The existing paradigm of silicon-based computing has given us a range of amazing technologies, but engineers are starting to discover silicon’s limits. As a result, for computer science to keep advancing, it is important to explore alternative materials that could enable different ways to do computation, according to Patrick J. Shamberger, assistant professor in the Department of Materials Science and Engineering. Vanadium dioxide is one example.

“It’s a very interesting, chameleon-like material that can easily switch between two different phases, from being an insulator to being a conductor, as you heat and cool it or apply a voltage,” said Sarbajit Banerjee, a professor in the Department of Chemistry and an affiliated member of the Department of Materials Science and Engineering. “And if you think about those two phases as being analogous to a zero and a one, you can come up with some interesting new ways of information processing.”

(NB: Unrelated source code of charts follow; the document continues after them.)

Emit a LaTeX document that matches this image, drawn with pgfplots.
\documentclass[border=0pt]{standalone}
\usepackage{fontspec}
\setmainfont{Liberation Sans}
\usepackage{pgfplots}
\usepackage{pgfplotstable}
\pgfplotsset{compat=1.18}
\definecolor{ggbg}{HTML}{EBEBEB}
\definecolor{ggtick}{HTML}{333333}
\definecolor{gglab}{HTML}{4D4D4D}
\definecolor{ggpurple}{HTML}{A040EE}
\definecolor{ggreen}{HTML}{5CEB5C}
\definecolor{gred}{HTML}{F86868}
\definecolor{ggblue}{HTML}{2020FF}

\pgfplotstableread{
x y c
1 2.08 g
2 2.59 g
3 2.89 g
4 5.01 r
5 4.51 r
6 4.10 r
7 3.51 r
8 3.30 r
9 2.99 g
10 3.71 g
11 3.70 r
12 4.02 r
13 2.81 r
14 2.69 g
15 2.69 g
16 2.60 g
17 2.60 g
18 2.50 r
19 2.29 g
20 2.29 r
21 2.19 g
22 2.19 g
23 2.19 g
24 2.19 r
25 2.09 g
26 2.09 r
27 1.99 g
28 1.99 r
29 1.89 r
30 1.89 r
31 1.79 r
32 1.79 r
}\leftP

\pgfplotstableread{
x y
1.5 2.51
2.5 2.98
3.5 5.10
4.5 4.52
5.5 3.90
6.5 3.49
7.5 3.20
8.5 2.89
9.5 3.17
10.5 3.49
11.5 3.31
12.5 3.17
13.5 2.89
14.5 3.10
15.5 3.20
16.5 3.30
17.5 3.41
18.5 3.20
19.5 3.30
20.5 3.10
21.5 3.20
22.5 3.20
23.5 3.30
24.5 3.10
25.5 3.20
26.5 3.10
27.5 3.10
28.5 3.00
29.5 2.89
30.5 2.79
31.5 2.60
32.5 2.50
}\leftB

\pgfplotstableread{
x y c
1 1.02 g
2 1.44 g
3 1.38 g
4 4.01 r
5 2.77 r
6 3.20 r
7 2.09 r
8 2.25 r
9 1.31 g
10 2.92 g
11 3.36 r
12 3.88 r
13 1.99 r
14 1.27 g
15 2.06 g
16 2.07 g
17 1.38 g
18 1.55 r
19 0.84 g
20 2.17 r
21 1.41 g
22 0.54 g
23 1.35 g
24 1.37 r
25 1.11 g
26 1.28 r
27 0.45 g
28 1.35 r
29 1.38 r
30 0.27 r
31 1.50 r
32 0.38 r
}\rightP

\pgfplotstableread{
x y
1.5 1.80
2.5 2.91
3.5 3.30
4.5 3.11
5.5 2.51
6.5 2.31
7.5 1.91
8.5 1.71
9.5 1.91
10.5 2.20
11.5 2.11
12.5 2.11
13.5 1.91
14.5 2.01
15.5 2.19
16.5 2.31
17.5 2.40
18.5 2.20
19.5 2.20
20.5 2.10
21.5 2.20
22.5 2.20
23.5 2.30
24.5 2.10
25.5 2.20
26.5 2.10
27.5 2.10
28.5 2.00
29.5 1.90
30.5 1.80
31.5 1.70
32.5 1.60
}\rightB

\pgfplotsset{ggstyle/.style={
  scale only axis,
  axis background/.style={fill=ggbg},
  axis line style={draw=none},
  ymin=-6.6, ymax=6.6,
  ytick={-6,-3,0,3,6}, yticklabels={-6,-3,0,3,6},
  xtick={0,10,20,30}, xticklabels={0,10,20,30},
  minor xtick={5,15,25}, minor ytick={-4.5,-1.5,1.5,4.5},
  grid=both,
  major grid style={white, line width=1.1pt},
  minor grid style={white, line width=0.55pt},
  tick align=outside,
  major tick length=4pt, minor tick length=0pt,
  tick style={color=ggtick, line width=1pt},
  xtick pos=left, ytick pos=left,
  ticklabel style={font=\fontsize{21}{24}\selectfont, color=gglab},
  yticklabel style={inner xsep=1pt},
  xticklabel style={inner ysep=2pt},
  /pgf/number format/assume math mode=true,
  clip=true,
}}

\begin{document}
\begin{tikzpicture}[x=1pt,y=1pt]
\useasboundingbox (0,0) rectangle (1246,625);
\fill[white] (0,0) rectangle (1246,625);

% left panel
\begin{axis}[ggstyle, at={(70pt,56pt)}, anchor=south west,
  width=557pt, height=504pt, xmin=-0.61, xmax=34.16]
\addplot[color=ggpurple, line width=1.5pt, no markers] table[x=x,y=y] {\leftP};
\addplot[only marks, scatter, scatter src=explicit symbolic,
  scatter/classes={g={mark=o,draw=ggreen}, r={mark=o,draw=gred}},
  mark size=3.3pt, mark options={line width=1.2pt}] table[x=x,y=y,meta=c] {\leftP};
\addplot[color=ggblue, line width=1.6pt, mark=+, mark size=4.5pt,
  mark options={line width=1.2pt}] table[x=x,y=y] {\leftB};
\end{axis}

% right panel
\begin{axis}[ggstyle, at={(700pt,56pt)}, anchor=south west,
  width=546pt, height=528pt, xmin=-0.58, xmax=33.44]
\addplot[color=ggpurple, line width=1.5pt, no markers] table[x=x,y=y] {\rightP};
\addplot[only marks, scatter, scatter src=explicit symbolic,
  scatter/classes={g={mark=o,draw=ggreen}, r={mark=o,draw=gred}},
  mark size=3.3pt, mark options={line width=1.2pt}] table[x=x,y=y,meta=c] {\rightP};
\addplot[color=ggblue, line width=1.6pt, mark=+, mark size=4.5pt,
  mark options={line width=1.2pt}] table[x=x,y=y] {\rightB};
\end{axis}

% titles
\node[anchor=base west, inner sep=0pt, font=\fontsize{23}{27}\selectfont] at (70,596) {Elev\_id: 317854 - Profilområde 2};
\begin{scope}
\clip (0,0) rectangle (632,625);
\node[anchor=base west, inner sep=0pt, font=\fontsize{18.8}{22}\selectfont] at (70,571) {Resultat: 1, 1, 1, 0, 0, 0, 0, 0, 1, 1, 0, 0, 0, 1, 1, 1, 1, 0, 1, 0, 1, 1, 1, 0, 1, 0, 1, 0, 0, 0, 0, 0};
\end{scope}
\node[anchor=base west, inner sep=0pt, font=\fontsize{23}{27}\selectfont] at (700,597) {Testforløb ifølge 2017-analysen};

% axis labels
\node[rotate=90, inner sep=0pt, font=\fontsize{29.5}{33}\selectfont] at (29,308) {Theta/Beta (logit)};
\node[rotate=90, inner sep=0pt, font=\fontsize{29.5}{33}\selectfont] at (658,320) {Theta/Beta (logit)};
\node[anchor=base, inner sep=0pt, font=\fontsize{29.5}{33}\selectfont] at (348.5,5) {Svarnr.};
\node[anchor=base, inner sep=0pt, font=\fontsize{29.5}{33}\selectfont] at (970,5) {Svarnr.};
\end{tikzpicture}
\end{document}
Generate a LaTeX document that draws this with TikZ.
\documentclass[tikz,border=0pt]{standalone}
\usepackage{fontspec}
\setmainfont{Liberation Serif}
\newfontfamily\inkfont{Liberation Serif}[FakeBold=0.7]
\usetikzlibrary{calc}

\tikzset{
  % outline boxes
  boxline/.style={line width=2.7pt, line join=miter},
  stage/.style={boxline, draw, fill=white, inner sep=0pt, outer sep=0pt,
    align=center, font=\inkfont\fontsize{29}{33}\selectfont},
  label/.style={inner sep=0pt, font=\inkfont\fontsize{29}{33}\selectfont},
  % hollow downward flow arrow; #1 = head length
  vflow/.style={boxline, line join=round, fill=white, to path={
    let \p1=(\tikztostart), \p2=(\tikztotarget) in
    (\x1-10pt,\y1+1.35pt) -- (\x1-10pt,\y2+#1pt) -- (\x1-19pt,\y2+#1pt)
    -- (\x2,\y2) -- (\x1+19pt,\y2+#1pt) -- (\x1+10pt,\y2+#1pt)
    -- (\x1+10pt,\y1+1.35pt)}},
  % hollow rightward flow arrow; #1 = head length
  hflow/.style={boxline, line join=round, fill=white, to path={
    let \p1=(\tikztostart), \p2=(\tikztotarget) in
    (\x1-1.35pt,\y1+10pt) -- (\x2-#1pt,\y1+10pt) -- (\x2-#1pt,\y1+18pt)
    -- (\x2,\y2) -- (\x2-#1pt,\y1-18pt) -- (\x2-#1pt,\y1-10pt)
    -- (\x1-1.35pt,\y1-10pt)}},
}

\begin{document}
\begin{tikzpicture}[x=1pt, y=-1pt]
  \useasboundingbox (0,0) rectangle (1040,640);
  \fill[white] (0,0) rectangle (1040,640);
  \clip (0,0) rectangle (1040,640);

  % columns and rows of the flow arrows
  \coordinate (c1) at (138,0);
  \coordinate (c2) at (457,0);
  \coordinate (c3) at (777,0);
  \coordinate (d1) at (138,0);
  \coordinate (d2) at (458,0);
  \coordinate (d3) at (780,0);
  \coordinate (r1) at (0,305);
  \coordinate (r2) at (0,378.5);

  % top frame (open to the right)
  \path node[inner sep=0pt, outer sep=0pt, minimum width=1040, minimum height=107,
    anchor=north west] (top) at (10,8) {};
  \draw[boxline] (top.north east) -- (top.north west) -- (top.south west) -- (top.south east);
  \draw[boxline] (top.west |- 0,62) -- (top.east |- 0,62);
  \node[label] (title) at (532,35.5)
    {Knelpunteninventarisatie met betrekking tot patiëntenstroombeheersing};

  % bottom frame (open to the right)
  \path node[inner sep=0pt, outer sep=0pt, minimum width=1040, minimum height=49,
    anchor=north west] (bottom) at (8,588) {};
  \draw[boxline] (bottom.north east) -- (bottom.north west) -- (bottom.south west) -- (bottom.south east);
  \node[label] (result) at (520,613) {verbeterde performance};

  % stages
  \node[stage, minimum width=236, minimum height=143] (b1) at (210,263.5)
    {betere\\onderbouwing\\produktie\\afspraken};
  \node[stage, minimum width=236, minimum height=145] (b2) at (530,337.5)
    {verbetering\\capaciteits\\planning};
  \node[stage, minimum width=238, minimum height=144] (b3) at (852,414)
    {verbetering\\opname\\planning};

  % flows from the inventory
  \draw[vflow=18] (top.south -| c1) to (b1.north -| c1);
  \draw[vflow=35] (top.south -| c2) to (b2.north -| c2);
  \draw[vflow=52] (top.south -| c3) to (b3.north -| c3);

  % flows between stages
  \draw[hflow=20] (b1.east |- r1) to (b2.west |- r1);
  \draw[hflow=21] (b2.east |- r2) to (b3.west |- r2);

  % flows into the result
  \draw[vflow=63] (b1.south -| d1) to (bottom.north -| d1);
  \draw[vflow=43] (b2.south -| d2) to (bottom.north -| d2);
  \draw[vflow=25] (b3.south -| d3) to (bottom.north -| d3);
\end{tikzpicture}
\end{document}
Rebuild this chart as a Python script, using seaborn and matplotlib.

Banerjee and Shamberger are corresponding authors of a paper describing their work, which was published in the January 2018 issue of Chemistry of Materials.

“Before vanadium dioxide can be used in computing, we need to better control its transition from insulator to conductor and back again,” Shamberger said.

In the paper, the team describes doing just that by adding tungsten to the material. Among other things, they showed that tungsten allows the transition to occur over two very different pathways. The result is that the transition from insulator to conductor happens easily and quickly, while the transition from conductor back to insulator is more difficult.

“Think of it as driving from point A to point B and back again,” Banerjee said. “Going there, you take a superhighway, but coming back, you’re on back roads.”

Essentially the addition of tungsten allows the vanadium oxide to switch quickly in one direction and much more slowly in the other — phenomena that could be exploited in future computers.

“It provides an additional ‘knob’ to tune how you go back and forth between the two states,” said Erick J. Braham, a Texas A&M chemistry graduate student and member of the Banerjee Laboratory who was first author on the paper.

The team has also found that the addition of tungsten allows them to better control, or tune, the different temperatures where the transitions occur.